Learn more at Xarray Documentation or see an example at Xarray Example
import xarray as xr
ds = xr.open_mfdataset("data/*.nc")
da.groupby('time.month').mean('time').compute()

Dask Bags are simple parallel Python lists, commonly used to process text or raw Python objects. They are …
Simple offering easy map and reduce functionality
Low-memory processing data in a streaming way that minimizes memory use
Good for preprocessing especially for text or JSON data prior ingestion into dataframes
Dask bags are similar in this regard to Spark RDDs or vanilla Python data structures and iterators. One Dask bag is simply a collection of Python iterators processing in parallel on different computers.
Learn more at Bag Documentation or see an example at Bag Example
import dask.bag as db
# Read large datasets in parallel
lines = db.read_text("s3://mybucket/data.*.json")
records = (lines
.map(json.loads)
.filter(lambda d: d["value"] > 0)
)
df = records.to_dask_dataframe()
How to Install Dask¶
Installing Dask is easy with pip
or conda
Learn more at Install Documentation
pip install "dask[complete]"
conda install dask
How to Deploy Dask¶
You can then use Dask on a single machine, or deploy it on distributed hardware
Learn more at Deploy Documentation
Dask can set itself up easily in your Python session if you create a
LocalCluster
object, which sets everything up for you.

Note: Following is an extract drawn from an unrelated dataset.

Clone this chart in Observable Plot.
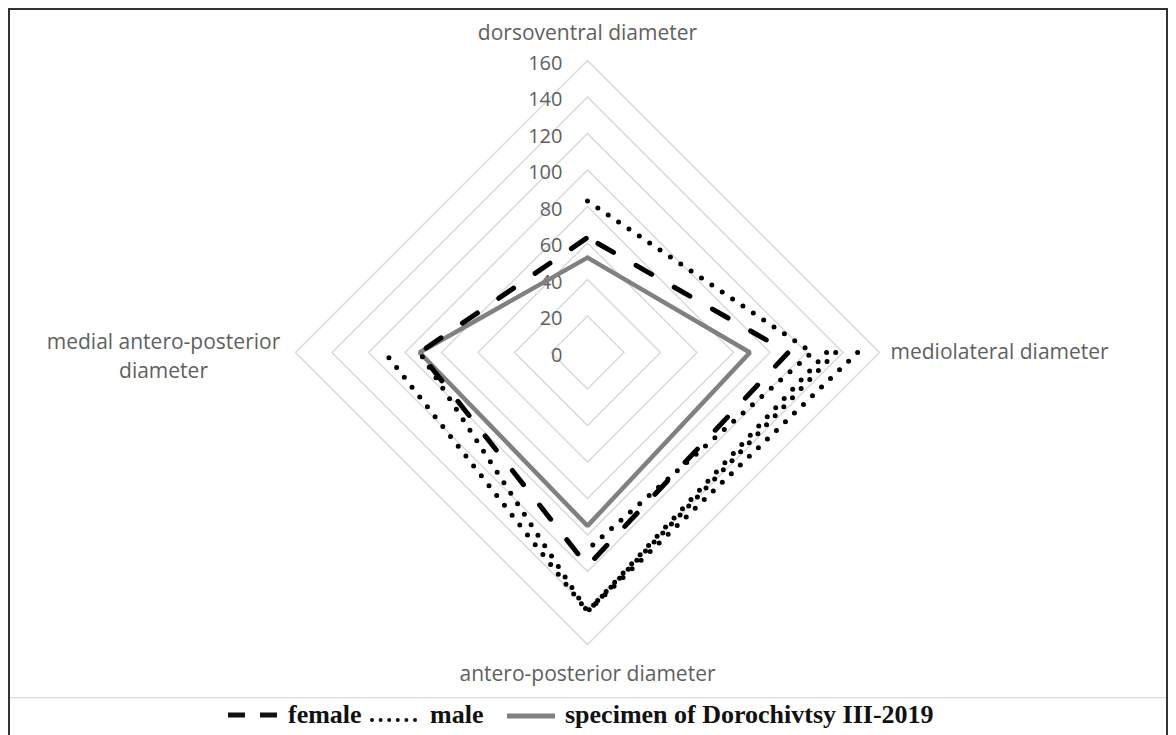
<!DOCTYPE html>
<html><head><meta charset="utf-8">
<script src="https://cdn.jsdelivr.net/npm/d3@7"></script>
<script src="https://cdn.jsdelivr.net/npm/@observablehq/plot@0.6"></script>
<style>
html,body{margin:0;padding:0;background:#fff;}
body{width:1176px;height:735px;position:relative;overflow:hidden;}
#chart{position:absolute;left:0;top:0;}
#legend{position:absolute;left:0;top:697px;}
#frame{position:absolute;left:8px;top:8px;width:1156px;height:760px;border:2px solid #333;pointer-events:none;}
</style></head>
<body>
<div id="chart"></div>
<div id="legend"></div>
<div id="frame"></div>
<script>
// ---- data ----
const axisNames = ["dorsoventral diameter", "mediolateral diameter", "antero-posterior diameter", "medial antero-posterior\ndiameter"];
const tickValues = [0, 20, 40, 60, 80, 100, 120, 140, 160];
const female = [63, 110, 117, 92];
const specimen = [52, 89, 95, 92];
// male profiles (null = not drawn)
const male1 = [83, 123, 108, null];
const male2 = [null, 131, 142, 111];
const male3 = [null, 136, 142, 92];
const male4 = [null, 148, 142, null];
const legendLabels = ["female", "male", "specimen of Dorochivtsy III-2019"];

// ---- helpers ----
const angle = i => i * Math.PI / 2;
function toPoints(name, vals, closed) {
  const idx = closed ? [0, 1, 2, 3, 0] : [0, 1, 2, 3];
  return idx.map((i, k) => {
    const v = vals[i];
    return {series: name, k,
      x: v == null ? NaN : v * Math.sin(angle(i)),
      y: v == null ? NaN : v * Math.cos(angle(i))};
  });
}
const gridPts = tickValues.filter(t => t > 0).flatMap(t => toPoints("g" + t, [t, t, t, t], true));
const femalePts = toPoints("female", female, true);
const specimenPts = toPoints("specimen", specimen, true);
const malePts = [male1, male2, male3, male4].flatMap((m, j) => toPoints("male" + j, m, false));
const rMax = d3.max(tickValues);

const labelColor = "#5f5f5f";
const plot = Plot.plot({
  width: 1176, height: 697,
  marginLeft: 295, marginRight: 297, marginTop: 60, marginBottom: 53,
  x: {domain: [-rMax, rMax], axis: null},
  y: {domain: [-rMax, rMax], axis: null},
  style: {fontFamily: "'Open Sans', sans-serif", background: "transparent"},
  marks: [
    Plot.line(gridPts, {x: "x", y: "y", z: "series", stroke: "#d9d9d9", strokeWidth: 1.5}),
    Plot.text(tickValues, {x: () => 0, y: d => d, text: d => String(d), textAnchor: "end", dx: -25, dy: 3, fill: labelColor, fontSize: 20}),
    Plot.line(specimenPts, {x: "x", y: "y", stroke: "#808080", strokeWidth: 4.5, strokeLinejoin: "miter"}),
    Plot.line(femalePts, {x: "x", y: "y", stroke: "#000", strokeWidth: 5, strokeDasharray: "18,26", strokeDashoffset: 32, strokeLinecap: "round"}),
    Plot.line(malePts, {x: "x", y: "y", z: "series", stroke: "#000", strokeWidth: 5, strokeDasharray: "0,12.5", strokeLinecap: "round"}),
    Plot.text([axisNames[0]], {x: () => 0, y: () => rMax, text: d => d, textAnchor: "middle", dy: -27, fill: labelColor, fontSize: 21}),
    Plot.text([axisNames[1]], {x: () => rMax, y: () => 0, text: d => d, textAnchor: "start", dx: 11, fill: labelColor, fontSize: 21}),
    Plot.text([axisNames[2]], {x: () => 0, y: () => -rMax, text: d => d, textAnchor: "middle", dy: 30, fill: labelColor, fontSize: 21}),
    Plot.text([axisNames[3]], {x: () => -rMax, y: () => 0, text: d => d, textAnchor: "middle", dx: -132, dy: 2, lineHeight: 1.35, fill: labelColor, fontSize: 21})
  ]
});
document.getElementById("chart").appendChild(plot);

// ---- legend ----
const lg = d3.select("#legend").append("svg").attr("width", 1176).attr("height", 38);
lg.append("line").attr("x1", 10).attr("x2", 1166).attr("y1", 0.5).attr("y2", 0.5).attr("stroke", "#dcdcdc").attr("stroke-width", 1.5);
const font = "'Liberation Serif','Times New Roman',serif";
lg.append("line").attr("x1", 228).attr("x2", 278).attr("y1", 18).attr("y2", 18)
  .attr("stroke", "#111").attr("stroke-width", 5).attr("stroke-dasharray", "17,15");
lg.append("text").attr("x", 288).attr("y", 26).text(legendLabels[0]);
lg.append("line").attr("x1", 372).attr("x2", 420).attr("y1", 23).attr("y2", 23)
  .attr("stroke", "#111").attr("stroke-width", 4).attr("stroke-linecap", "round").attr("stroke-dasharray", "0,8.6");
lg.append("text").attr("x", 430).attr("y", 26).text(legendLabels[1]);
lg.append("line").attr("x1", 507).attr("x2", 555).attr("y1", 19).attr("y2", 19)
  .attr("stroke", "#808080").attr("stroke-width", 5);
lg.append("text").attr("x", 565).attr("y", 26).text(legendLabels[2]);
lg.selectAll("text").attr("font-family", font).attr("font-weight", "bold").attr("font-size", 26).attr("fill", "#111");
</script>
</body></html>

from dask.distributed import LocalCluster
cluster = LocalCluster()
client = cluster.get_client()
# Normal Dask work ...
Alternatively, you can skip this part, and Dask will operate within a thread pool contained entirely with your local process.

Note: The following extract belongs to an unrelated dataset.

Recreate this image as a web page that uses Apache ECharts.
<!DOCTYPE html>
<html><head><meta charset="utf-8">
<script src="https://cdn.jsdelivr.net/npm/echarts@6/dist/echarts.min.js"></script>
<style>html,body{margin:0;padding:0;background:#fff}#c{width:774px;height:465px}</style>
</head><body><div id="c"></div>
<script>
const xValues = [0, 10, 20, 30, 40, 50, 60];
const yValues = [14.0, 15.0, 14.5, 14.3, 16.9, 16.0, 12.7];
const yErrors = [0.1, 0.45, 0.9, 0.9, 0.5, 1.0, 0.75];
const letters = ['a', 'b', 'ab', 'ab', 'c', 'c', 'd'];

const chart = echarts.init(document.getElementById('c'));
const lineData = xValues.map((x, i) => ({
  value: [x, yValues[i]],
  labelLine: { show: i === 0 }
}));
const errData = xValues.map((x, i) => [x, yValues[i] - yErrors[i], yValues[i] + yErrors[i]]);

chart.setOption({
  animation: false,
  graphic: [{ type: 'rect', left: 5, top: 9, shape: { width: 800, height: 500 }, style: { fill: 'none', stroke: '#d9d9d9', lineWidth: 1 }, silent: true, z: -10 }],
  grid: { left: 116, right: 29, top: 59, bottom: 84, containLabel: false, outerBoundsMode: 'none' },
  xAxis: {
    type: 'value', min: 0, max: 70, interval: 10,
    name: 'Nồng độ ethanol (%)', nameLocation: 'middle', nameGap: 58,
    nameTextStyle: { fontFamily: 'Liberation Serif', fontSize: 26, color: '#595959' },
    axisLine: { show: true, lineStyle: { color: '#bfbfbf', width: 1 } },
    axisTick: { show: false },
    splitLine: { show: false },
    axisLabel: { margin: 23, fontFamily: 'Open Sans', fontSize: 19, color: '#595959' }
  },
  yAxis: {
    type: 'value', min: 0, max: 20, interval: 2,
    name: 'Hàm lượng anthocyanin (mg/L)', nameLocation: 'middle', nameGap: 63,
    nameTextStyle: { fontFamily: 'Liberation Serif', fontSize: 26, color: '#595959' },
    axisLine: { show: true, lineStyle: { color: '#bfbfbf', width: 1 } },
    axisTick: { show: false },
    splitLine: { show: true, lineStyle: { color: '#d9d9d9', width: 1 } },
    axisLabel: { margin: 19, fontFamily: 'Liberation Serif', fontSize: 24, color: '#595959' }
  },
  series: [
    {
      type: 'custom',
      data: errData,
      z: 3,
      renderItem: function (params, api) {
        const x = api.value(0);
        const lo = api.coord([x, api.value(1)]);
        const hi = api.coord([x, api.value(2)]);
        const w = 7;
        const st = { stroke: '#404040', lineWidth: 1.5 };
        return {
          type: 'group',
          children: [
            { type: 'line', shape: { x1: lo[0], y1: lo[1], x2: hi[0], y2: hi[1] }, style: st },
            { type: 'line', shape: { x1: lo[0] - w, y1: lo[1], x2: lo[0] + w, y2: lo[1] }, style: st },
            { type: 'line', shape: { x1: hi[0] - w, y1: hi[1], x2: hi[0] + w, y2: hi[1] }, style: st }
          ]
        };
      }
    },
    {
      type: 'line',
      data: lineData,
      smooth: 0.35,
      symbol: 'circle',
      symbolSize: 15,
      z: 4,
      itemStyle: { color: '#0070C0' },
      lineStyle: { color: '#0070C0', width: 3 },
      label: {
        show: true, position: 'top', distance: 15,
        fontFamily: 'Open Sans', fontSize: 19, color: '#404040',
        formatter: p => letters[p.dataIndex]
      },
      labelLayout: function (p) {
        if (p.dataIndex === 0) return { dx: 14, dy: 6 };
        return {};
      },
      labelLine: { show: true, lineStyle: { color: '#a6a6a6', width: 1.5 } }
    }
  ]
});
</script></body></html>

The dask-kubernetes project provides a Dask Kubernetes Operator.
from dask_kubernetes.operator import KubeCluster
cluster = KubeCluster(
name="my-dask-cluster",
image='ghcr.io/dask/dask:latest'
)
cluster.scale(10)
Learn more at Dask Kubernetes Documentation
The dask-jobqueue project interfaces with popular job submission projects, like SLURM, PBS, SGE, LSF, Torque, Condor, and others.
from dask_jobqueue import SLURMCluster
cluster = SLURMCluster()
cluster.scale(jobs=10)
You can also deploy Dask with MPI
# myscript.py
from dask_mpi import initialize
initialize()
from dask.distributed import Client
client = Client() # Connect this local process to remote workers
$ mpirun -np 4 python myscript.py
Learn more at Dask Jobqueue Documentation and the Dask MPI Documentation.

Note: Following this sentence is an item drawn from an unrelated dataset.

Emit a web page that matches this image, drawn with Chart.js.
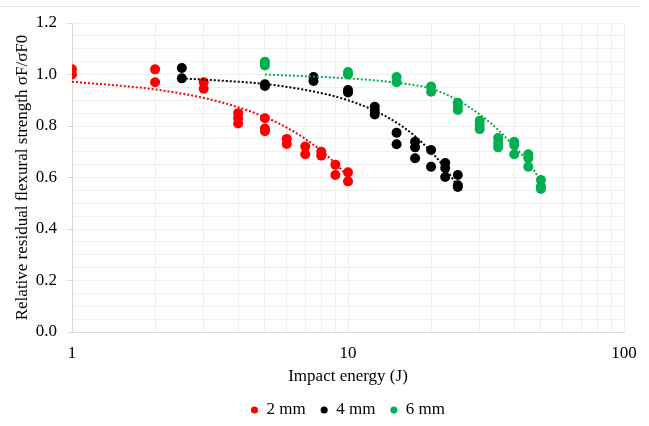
<!DOCTYPE html>
<html>
<head>
<meta charset="utf-8">
<script src="https://cdn.jsdelivr.net/npm/chart.js@4"></script>
<style>
  body { margin: 0; background: #ffffff; }
  canvas { display: block; }
</style>
</head>
<body>
<canvas id="plot-1" width="649" height="426"></canvas>
<script>
// dados (energia J, resistencia relativa)
const redX = [1, 1, 2, 2, 3, 3, 4, 4, 4, 5, 5, 5, 6, 6, 7, 7, 8, 8, 9, 9, 10, 10]
const redY = [1.02, 1.00, 1.02, 0.97, 0.97, 0.945, 0.85, 0.83, 0.81, 0.83, 0.79, 0.78, 0.75, 0.73, 0.72, 0.69, 0.70, 0.685, 0.65, 0.61, 0.62, 0.585]

const blackX = [2.5, 2.5, 5, 5, 7.5, 7.5, 10, 10, 12.5, 12.5, 12.5, 15, 15, 17.5, 17.5, 17.5, 20, 20, 22.5, 22.5, 22.5, 25, 25, 25]
const blackY = [1.025, 0.985, 0.962, 0.955, 0.99, 0.975, 0.94, 0.93, 0.875, 0.86, 0.845, 0.774, 0.729, 0.739, 0.717, 0.675, 0.707, 0.642, 0.656, 0.637, 0.602, 0.61, 0.57, 0.563]

const greenX = [5, 5, 10, 10, 15, 15, 20, 20, 25, 25, 25, 30, 30, 30, 35, 35, 35, 40, 40, 40, 45, 45, 45, 50, 50, 50]
const greenY = [1.05, 1.035, 1.01, 1.0, 0.99, 0.97, 0.953, 0.933, 0.89, 0.878, 0.862, 0.82, 0.804, 0.788, 0.753, 0.734, 0.717, 0.739, 0.726, 0.69, 0.69, 0.675, 0.642, 0.59, 0.565, 0.555]

// linhas de tendencia (pontilhadas)
const redTrendX = [1, 2, 3, 4, 5, 6, 7, 8, 9, 10]
const redTrendY = [0.972, 0.942, 0.909, 0.873, 0.835, 0.794, 0.75, 0.704, 0.655, 0.603]
const blackTrendX = [2.5, 5, 7.5, 10, 12.5, 15, 17.5, 20, 22.5, 25]
const blackTrendY = [0.985, 0.963, 0.934, 0.90, 0.859, 0.813, 0.76, 0.70, 0.636, 0.565]
const greenTrendX = [5, 10, 15, 20, 25, 30, 35, 40, 45, 50]
const greenTrendY = [1.0, 0.985, 0.968, 0.945, 0.90, 0.845, 0.785, 0.72, 0.66, 0.585]

const seriesNames = ['2 mm', '4 mm', '6 mm']
const seriesColors = ['#ff0000', '#000000', '#00b050']

// ticks do eixo x (grade log) e rotulos que aparecem
const xGridTicks = [1, 2, 3, 4, 5, 6, 7, 8, 9, 10, 20, 30, 40, 50, 60, 70, 80, 90, 100]
const xTickLabels = [1, 10, 100]
const yTickLabels = [0, 0.2, 0.4, 0.6, 0.8, 1.0, 1.2]

const font = 'Liberation Serif'

function pts(xs, ys) {
    return xs.map((x, i) => ({x: x, y: ys[i]}))
}

function isYLabel(v) {
    return yTickLabels.some(t => Math.abs(t - v) < 1e-6)
}

const pontos = [[redX, redY], [blackX, blackY], [greenX, greenY]]
const tendencias = [[redTrendX, redTrendY], [blackTrendX, blackTrendY], [greenTrendX, greenTrendY]]

const datasets = []
for (let i = 0; i < 3; i++) {
    datasets.push({
        label: seriesNames[i],
        data: pts(pontos[i][0], pontos[i][1]),
        showLine: false,
        pointRadius: 5,
        pointHoverRadius: 5,
        pointBorderWidth: 0,
        backgroundColor: seriesColors[i],
        borderColor: seriesColors[i],
        order: 2
    })
}
for (let i = 0; i < 3; i++) {
    datasets.push({
        label: 'trend',
        data: pts(tendencias[i][0], tendencias[i][1]),
        showLine: true,
        pointRadius: 0,
        borderWidth: 2,
        borderDash: [2, 2],
        borderColor: seriesColors[i],
        cubicInterpolationMode: 'monotone',
        fill: false,
        order: 1
    })
}

// linha fina no topo da imagem (borda cortada)
const topLine = {
    id: 'topLine',
    beforeDraw(chart) {
        const ctx = chart.ctx
        ctx.save()
        ctx.strokeStyle = '#e6e6e6'
        ctx.lineWidth = 1
        ctx.beginPath()
        ctx.moveTo(0, 6.5)
        ctx.lineTo(640, 6.5)
        ctx.stroke()
        ctx.restore()
    }
}

const data_grafico_1 = {
    type: 'scatter',
    data: { datasets: datasets },
    options: {
        responsive: false,
        devicePixelRatio: 1,
        animation: false,
        layout: { padding: { left: 0, right: 25, top: 23, bottom: -2.5 } },
        plugins: {
            tooltip: { enabled: false },
            legend: {
                position: 'bottom',
                fullSize: false,
                labels: {
                    filter: item => item.text !== 'trend',
                    usePointStyle: true,
                    pointStyle: 'circle',
                    boxWidth: 7,
                    boxHeight: 5,
                    padding: 15,
                    color: '#000000',
                    font: { family: font, size: 17 }
                }
            }
        },
        scales: {
            x: {
                type: 'logarithmic',
                min: 1,
                max: 100,
                afterBuildTicks: scale => { scale.ticks = xGridTicks.map(v => ({value: v})) },
                afterFit: scale => { scale.height = 54.5 },
                border: { color: '#d9d9d9', width: 1 },
                grid: { color: '#efefef', drawTicks: false },
                ticks: {
                    autoSkip: false,
                    maxRotation: 0,
                    padding: 11.5,
                    color: '#000000',
                    font: { family: font, size: 17 },
                    callback: v => xTickLabels.includes(v) ? String(v) : ''
                },
                title: {
                    display: true,
                    text: 'Impact energy (J)',
                    color: '#000000',
                    padding: { top: 2, bottom: 0 },
                    font: { family: font, size: 17 }
                }
            },
            y: {
                min: 0,
                max: 1.2,
                afterFit: scale => { scale.width = 72 },
                border: { color: '#d9d9d9', width: 1 },
                grid: {
                    color: '#efefef',
                    tickLength: 5,
                    tickColor: c => isYLabel(c.tick.value) ? '#d9d9d9' : 'rgba(0,0,0,0)'
                },
                ticks: {
                    stepSize: 0.05,
                    autoSkip: false,
                    padding: 10,
                    color: '#000000',
                    font: { family: font, size: 17 },
                    callback: v => isYLabel(v) ? v.toFixed(1) : ''
                },
                title: {
                    display: true,
                    text: 'Relative residual flexural strength σF/σF0',
                    color: '#000000',
                    padding: { top: 12, bottom: 0 },
                    font: { family: font, size: 17 }
                }
            }
        }
    },
    plugins: [topLine]
}

const charts = [
    new Chart(document.getElementById('plot-1'), data_grafico_1)
]
</script>
</body>
</html>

The dask-cloudprovider project interfaces with popular cloud platforms like AWS, GCP, Azure, and Digital Ocean.
from dask_cloudprovider.aws import FargateCluster
cluster = FargateCluster(
# Cluster manager specific config kwargs
)
Learn more at Dask CloudProvider Documentation
Several companies offer commercial Dask products. These are not open source, but tend to be easier, safer, cheaper, more fully featured, etc.. All options here include solid free offerings for individuals.
Coiled provides a standalone Dask deployment product that works in AWS and GCP.
Coiled notably employs many of the active Dask maintainers today.
Learn more at Coiled
Saturn Cloud provides Dask as part of their hosted platform including Jupyter and other products.
Learn more at Saturn Cloud
Nebari from Quansight provides Dask as part of a Kubernetes-based git-ops manged platform along with Jupyter and other products suitable for on-prem deployments.
Learn more at Nebari
Learn with Examples¶
Dask use is widespread, across all industries and scales. Dask is used anywhere Python is used and people experience pain due to large scale data, or intense computing.
You can learn more about Dask applications at the following sources:
Additionally, we encourage you to look through the reference documentation on this website related to the API that most closely matches your application.
Dask was designed to be easy to use and powerful. We hope that it’s able to help you have fun with your work.